Can you imagine what's it like to hand-collect bacterial specimens from 100 of your closest female friends and colleagues? According to Anicka Yi, the intrepid artist behind a new installation at New York's Kitchen space, it requires a lot of legwork, q-tips and ziplock bags, plus a desire to turn field reporter/mad scientists on your peers.
For her project "You Can Call Me F," she successfully gathered samples from 100 women, as part of a larger effort to draw a parallel between the fear of contagion and the unease with which some view feminism and its ability to redirect power. That might seem like a big leap, from bacteria to banging down the doors of patriarchy. That's because unpacking Yi's project is hard work, so it's best to start with the basics.

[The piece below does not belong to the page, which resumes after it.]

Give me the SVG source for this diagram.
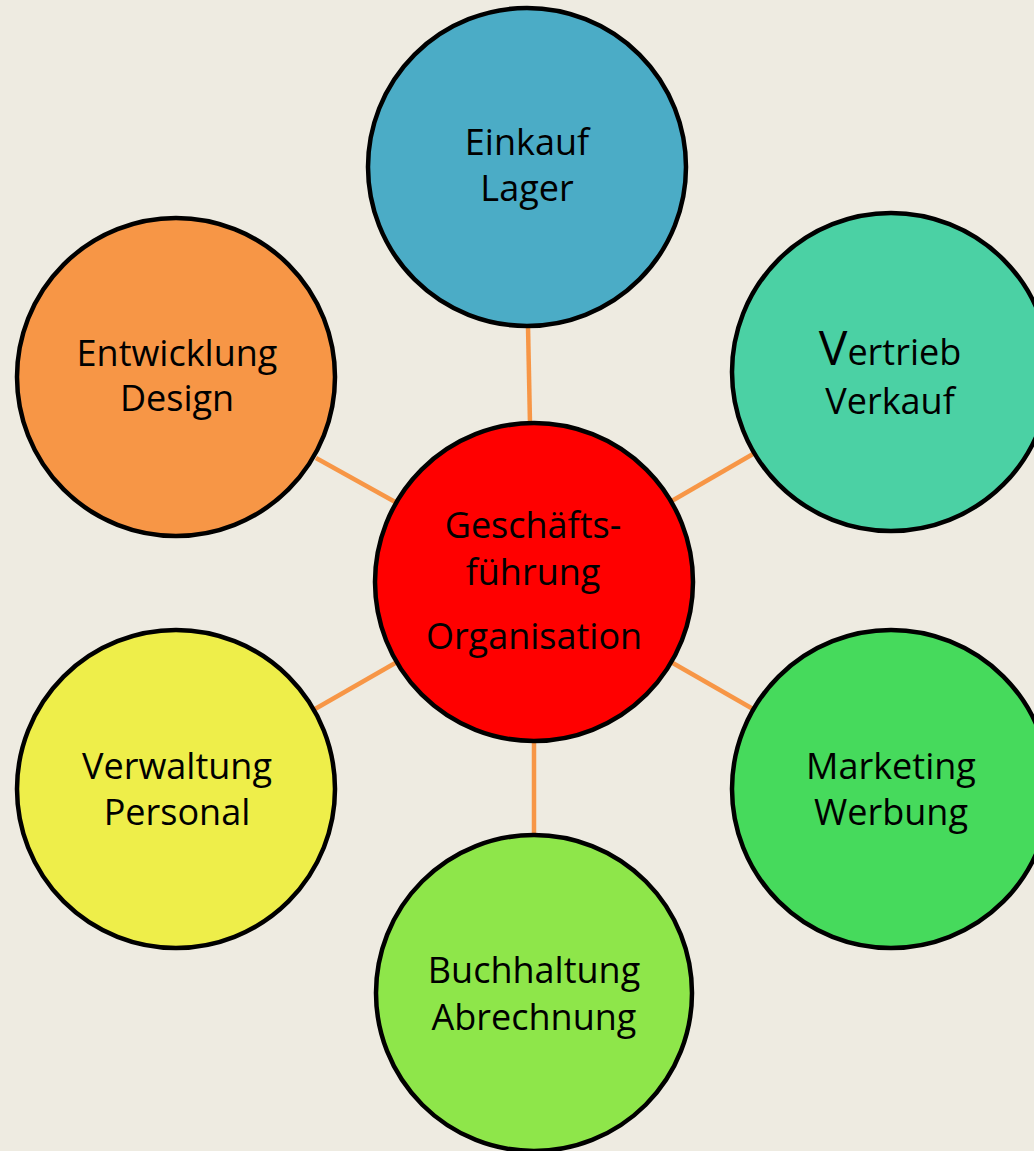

Korean-born, American-based Yi is currently in residence at the Massachusetts Institute of Technology, where she's been working with synthetic biologists in the hopes of creating a superbacterium. That's where the 100 samples come in. Yi and her MIT collaborators, Tal Danino and Patrick Hickey, are engineering the superbacterium from the biological information she gathered. That superbacterium is what's currently producing a "pretty pungent" odor at the Kitchen.
The smell -- Yi also described it, in a phone call with the Huffington Post, as "a little funky" -- is but one sensual layer in an installation chock full of visual cues that recall viruses, hygiene and the gritty nuances of encroaching ecosystems. At the Kitchen, her specimens sit inside plastic quarantine tents stuffed next to incubating lizard eggs, bowls of agar and dried shrimp. The ephemera helps build a laboratory of paranoia, an environment meant to mimic the passing fright we just as easily attach to an Ebola outbreak as we do the growing organization of women's networks.

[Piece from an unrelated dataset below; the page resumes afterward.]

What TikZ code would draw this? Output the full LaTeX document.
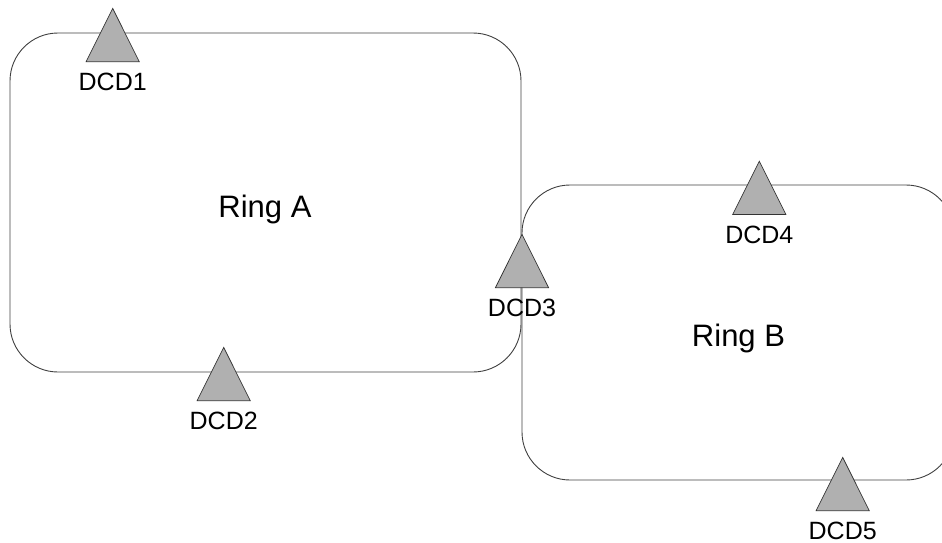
\documentclass[tikz,border=0pt]{standalone}
\usepackage{fontspec}
\setmainfont{Liberation Sans}

\begin{document}
\begin{tikzpicture}[x=1pt, y=-1pt]
    \tikzstyle{every node}=[align = center, inner sep=0pt]
    \tikzstyle{ring} = [draw=black!75, line width=0.9pt, rounded corners=48pt]
    \tikzstyle{ringlabel} = [anchor=base, font=\fontsize{31}{36}\selectfont]
    \tikzstyle{dcdlabel} = [anchor=base, font=\fontsize{25}{30}\selectfont]
    \tikzstyle{dcd} = [draw=black!80, line width=0.7pt, fill=black!31]
    \clip (0,0) rectangle (942,543);
    \node[ring, minimum width=511pt, minimum height=339pt] (ringA) at (265.5,202.5) {};
    \node[ring, minimum width=432pt, minimum height=295pt] (ringB) at (738,332.5) {};
    \node[ringlabel] (labelA) at (265,217.7) {Ring A};
    \node[ringlabel] (labelB) at (738.5,346.7) {Ring B};
    % devices on the rings, given by the middle of the base
    \foreach \n/\x/\y in {1/112.7/61.7, 2/223.7/400.7, 3/522/287.7, 4/759.3/214.5, 5/842.7/510.7} {
        \draw[dcd] (\x-26.6,\y) -- (\x+26.6,\y) -- (\x,\y-53.3) -- cycle;
        \node[dcdlabel] (dcd\n) at (\x,\y+28.5) {DCD\n};
    }
\end{tikzpicture}
\end{document}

"All the women [who gave samples] are in my professional network," Yi explained. "They are artists and curators and theorists and critics and collectors. These are the people I come into contact with on a day-to-day basis. Since the premise [of the project] is that a virus could start with any one person, I had to have come into contact with these women over the course of three to six months. I would have had body contact, have been in the same room or at the same party. I really wanted to create the essence that we are physically together, exchanging energy and senses. Feminism -- it's all in the air."
Aside from the specimens, another fleeting smell lingers in "You Can Call Me F." It's subtle, but not for lack of trying. You see the odor was gleaned from the inside of one of Larry Gagosian's galleries in New York City, a network of art havens Yi refers to as "representative of the apex of patriarchy." The smell is actually more a lack of smell, what Yi bottles up as a combination of cleaning products and anxiety. While you might not notice it, its inclusion in the show plays a major roll. Smell, according to Yi, is part of a greater value system.
"In our society, in the West, we associate power with no smell. We don’t want to think of the President of the United States or the IMF as having a smell. Finance and government are associated with a lack of smell," Yi asserts. "When something is very pungent and funky in our society, [it is often associated with] someone who is uneducated or impoverished or an immigrant. I really wanted to foreground these prejudices. What are these smells? How do we attribute value to these kinds of smells? It comes down to hygiene and discomfort, along the lines of gender and ethnicity."
In another life, Yi had entertained a career in perfumery, but the art world is where she took root. Like any other field, it has its problems. "There is a feeling one encounters as a female artist, a feeling I felt about a year ago. I starting noticing very obvious things that other male counterparts do -- they really organize, run in packs, and are there to boost each other. There’s a sort of an instinct that males have, a survival instinct. 'I can advance if we advance each other.' Which creates a solid power structure. I noticed that women don’t do that. We tend to abandon the group, for a lot of different reasons."
Yi's work isn't meant to solve the problem outlined above. She notes self-organization and support systems are popping up all around her, in which women are choosing not to assimilate but to form packs within the "giant power petri dish" of art galleries. A more general fear of feminism persists in Western society though. And if anything, Yi believes her project just brings up more questions, rather than resolutions, about the future of women and, well, smells.
"There are so many misconceptions about smell," she concludes. "It’s all purely subjective, and we have no real vocabulary around it. In other cultures, they have hundreds of words to describe smells. We don’t have a consensus. It’s a very undeveloped area."
Going forward, Yi has ambitions of starting a smell symposium, to bring together the minds -- "noses," she joked -- of the art and science fields, feasibly highlighting the different ways in which the various experts work. While the scientists she's surrounded by at MIT strive to prove hypotheses in study, Yi relishes the interdisciplinary flexibility of art making, and her world's willingness to fail. "It’s a medium for me, failure. I’m prepared for failure. I set out with that in mind."
And because Yi's installation aims to connect a dense configuration of dots in as many ways as it can, the title of the show hides another association. The "F" in "You Can Call Me F" -- a sly nod to the heightened thriller excitement of classic novels like V for Vendetta -- can stand for anything. "Female. Fungus. Failure. You name it."
"You Can Call Me F" will be on view at the Kitchen until April 11, 2015.